A destra, invece, il palazzo di una Fedra vittima del proprio rango (all'inizio indossa un mantello con un lunghissimo strascico istoriato, così pesante da impedirle i movimenti), che, alternandosi a Ippolito (una variante al testo originale di Seneca, introdotta dal regista Carlo Cerciello), pronuncia il suo lamento. Mentre Ippolito vive soltanto per cacciare e combattere, Fedra vive nel panico di ripercorrere il cammino della madre, preda di un «amore mostruoso», essendosi accoppiata a un toro. Ippolito invoca Diana, Fedra si affida a Venere.

In questa tragedia moderna ed essenziale, in cui il sangue finisce col bagnare ogni cosa, la protagonista, vittima di una passione violenta quanto inutile (Ippolito odia le donne e ha scelto di vivere libero nella natura, rinunciando al potere e alla ricchezza), è dilaniata dal senso di colpa, che la rende folle e infine la condurrà al suicidio. Non prima però di aver denunciato al marito Teseo, tornato dall'Ade, il falso stupro subito da Ippolito. Una vendetta mostruosa che provocherà la maledizione del padre sul figlio, la morte del ragazzo, l'orrore misto a rimorso di un Teseo solo e disperato. Tragedia cupa, truce, a tratti horror, non sempre lineare drammaturgicamente.
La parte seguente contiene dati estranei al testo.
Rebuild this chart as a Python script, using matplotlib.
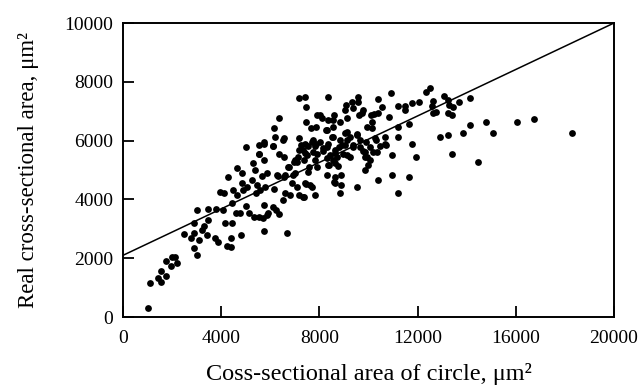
import numpy as np
import matplotlib
matplotlib.use("Agg")
from matplotlib import pyplot as plt

plt.rcParams['font.family'] = ['Liberation Serif', 'DejaVu Serif']

# cross-sectional area of the equivalent circle (um^2)
circle_area = [
    1000, 1090, 1440, 1550, 1560, 1750, 1770, 1960, 2010, 2110, 2200,
    2480, 2780, 2890, 2900, 2890, 3000, 3020, 3100, 3200, 3310, 3430, 3470, 3470,
    3750, 3790, 3880, 3950, 4110, 4090, 4150, 4220, 4400, 4290, 4450, 4490, 4430, 4400,
    4630, 4600, 4770, 4790, 4830, 4830, 4900, 5000, 5000, 5040, 4630,
    5130, 5240, 5310, 5340, 5380, 5420, 5440, 5550, 5550, 5580, 5650, 5720, 5740, 5740,
    5740, 5760, 5780, 5850, 5920, 5540, 5880, 5740, 5540,
    6090, 6130, 6150, 6160, 6190, 6330, 6350, 6350, 6370, 6500, 6530, 6570, 6600, 6600,
    6690, 6730, 6800, 6870, 6940, 7010, 6220, 6560, 6120, 6970, 6760, 6290, 6560,
    7070, 7170, 7170, 7180, 7160, 7410, 7440, 7450, 7340, 7410, 7480, 7320, 7410, 7550,
    7660, 7680, 7680, 7820, 7860, 7860, 7890, 7890, 7920, 7270, 7550, 7820, 7410, 7750,
    7370, 7820, 7590, 7620, 7750, 7140, 7070, 7010, 7450, 7370,
    8090, 8130, 8300, 8300, 8360, 8360, 8410, 8430, 8570, 8570, 8590, 8640, 8640, 8700,
    8840, 8840, 8840, 8860, 8880, 8900, 8020, 8590, 8360, 8570, 8020, 8500, 8300, 8810,
    8160, 8640, 8980, 8300, 8570, 8360, 8770, 8640, 8640, 8270,
    9040, 9040, 9080, 9110, 9110, 9110, 9250, 9320, 9360, 9360, 9520, 9520, 9580, 9580,
    9610, 9650, 9650, 9720, 9790, 9860, 9860, 9900, 9930, 9930, 9990, 9040, 9360, 9250,
    9790, 9860, 9550, 9110,
    10060, 10090, 10130, 10200, 10260, 10330, 10370, 10400, 10400, 10560, 10670, 10670,
    10830, 10920, 10940, 10940, 10470, 10310, 10130, 10060, 10220, 10710,
    11210, 11210, 11210, 11210, 11490, 11490, 11650, 11660, 11760, 11760, 11930, 12070,
    12350, 12520, 12570, 12620, 12640, 12740, 12910, 13090, 13220, 13250, 13220, 13290,
    13430, 13400, 13410, 13700, 13830, 14130, 14130, 14440, 14770, 15080, 16060, 16740,
    18300,
]

# real cross-sectional area (um^2)
real_area = [
    320, 1150, 1340, 1190, 1580, 1380, 1900, 1720, 2050, 2040, 1830,
    2820, 2680, 3200, 2850, 2340, 3650, 2100, 2620, 2960, 3080, 2790, 3300, 3660,
    2700, 3660, 2540, 4250, 4230, 3640, 3210, 2400, 2370, 4770, 3870, 4320, 3190, 2700,
    5060, 3530, 3530, 2790, 4890, 4550, 4320, 5790, 3780, 4430, 4150,
    3530, 4660, 5230, 3420, 5000, 4210, 4490, 5850, 5540, 4320, 4800, 3360, 5880, 5340,
    3810, 2930, 4430, 4890, 3530, 3390, 3470, 5960, 5530,
    5830, 3750, 4340, 6420, 6130, 4800, 6780, 5530, 3490, 3980, 6020, 5450, 4210, 4830,
    2870, 5110, 4150, 4570, 4830, 5340, 3640, 6090, 5810, 5290, 5090, 4830, 4770,
    4430, 7440, 6080, 5680, 4150, 7470, 7160, 6640, 5680, 5900, 5510, 4090, 4550, 4940,
    6420, 5960, 4430, 4150, 6450, 5900, 6870, 5560, 5110, 5850, 5820, 5820, 5590, 5620,
    5340, 5340, 5090, 4490, 6020, 5450, 5280, 4890, 4520, 4070,
    6760, 5740, 6360, 4830, 7470, 5900, 5170, 5510, 6700, 6130, 4600, 5680, 5230, 5450,
    6640, 6020, 4210, 4830, 4490, 5850, 6870, 6870, 6700, 6470, 5960, 6110, 5770, 5790,
    5660, 5590, 5540, 5400, 5340, 5170, 5140, 4770, 4550, 6360,
    7040, 6250, 7210, 6760, 5510, 6020, 6130, 7320, 7100, 5850, 6190, 4430, 7500, 7320,
    6870, 6020, 5790, 6930, 7040, 5620, 5000, 5960, 5450, 6470, 5170, 5850, 5790, 5450,
    5660, 5450, 6220, 6300,
    5340, 6870, 6640, 5620, 6080, 5620, 4660, 7400, 6930, 7130, 6130, 5900,
    6790, 7610, 5510, 4830, 5820, 6020, 6420, 5770, 6890, 5850,
    7180, 6470, 6130, 4210, 7180, 7040, 6560, 4770, 7270, 5900, 5430, 7320,
    7650, 7800, 7180, 7350, 6930, 6960, 6110, 7530, 6190, 6950, 7380, 7210,
    7160, 6870, 5560, 7320, 6270, 7440, 6530, 5280, 6620, 6250, 6630, 6720,
    6250,
]

# regression line end points
fit_x = [0, 20000]
fit_y = [2100, 10000]

fig = plt.figure(figsize=(6.42, 3.90), dpi=100)
ax = fig.add_axes([0.1916, 0.187, 0.7648, 0.754])

ax.scatter(circle_area, real_area, s=24, color='black', linewidths=0, zorder=3)
ax.plot(fit_x, fit_y, color='black', linewidth=1.1, zorder=2)

ax.set_xlim(0, 20000)
ax.set_ylim(0, 10000)
ax.set_xticks(np.arange(0, 20001, 4000))
ax.set_yticks(np.arange(0, 10001, 2000))
ax.tick_params(direction='in', length=8, width=1.3, labelsize=14,
               top=False, right=False)
ax.tick_params(axis='x', pad=9)
ax.tick_params(axis='y', pad=7)
for s in ax.spines.values():
    s.set_linewidth(1.4)

ax.set_xlabel("Coss-sectional area of circle, μm²", fontsize=17.5, labelpad=12)
ax.set_ylabel("Real cross-sectional area, μm²", fontsize=16.5, labelpad=18)

fig.savefig("out.png", dpi=100)
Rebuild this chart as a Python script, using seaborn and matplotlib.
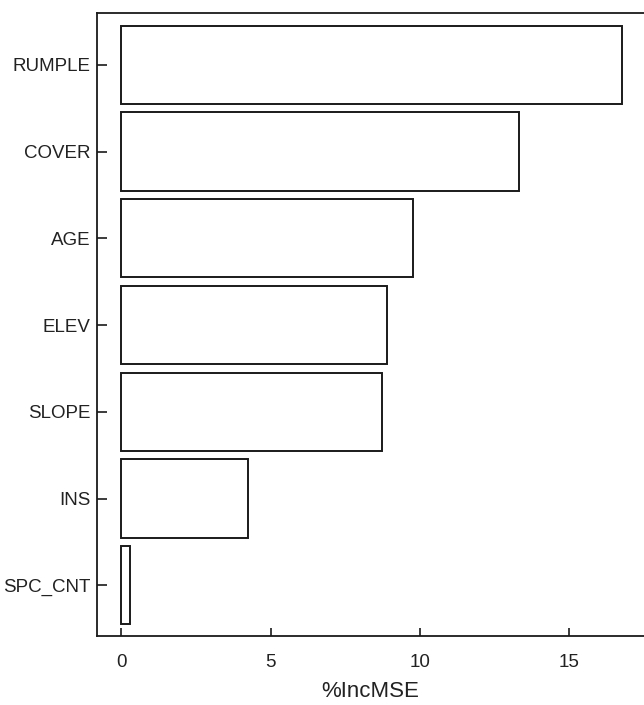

Le musiche (strumenti registrati e canzoni dal vivo affidate al coro) di Paolo Coletta, molto presenti in tutto lo spettacolo, sono forse più adatte a una fiction che a una tragedia latina. I costumi, di Alessandro Ciammarughi, sono preziosi, di buona fattura. Dalla regia sobria emergono il momento del bacio strappato a Ippolito da Fedra e il ritorno di Teseo dagli inferi, un controluce con il buio degli abissi che finalmente si squarcia. Tra gli attori principali (Imma Villa, Fedra, Fausto Russo Alesi, Ippolito e Teseo) si distingue la Nutrice di Bruna Rossi. Applausi per tutti. Repliche fino a domenica.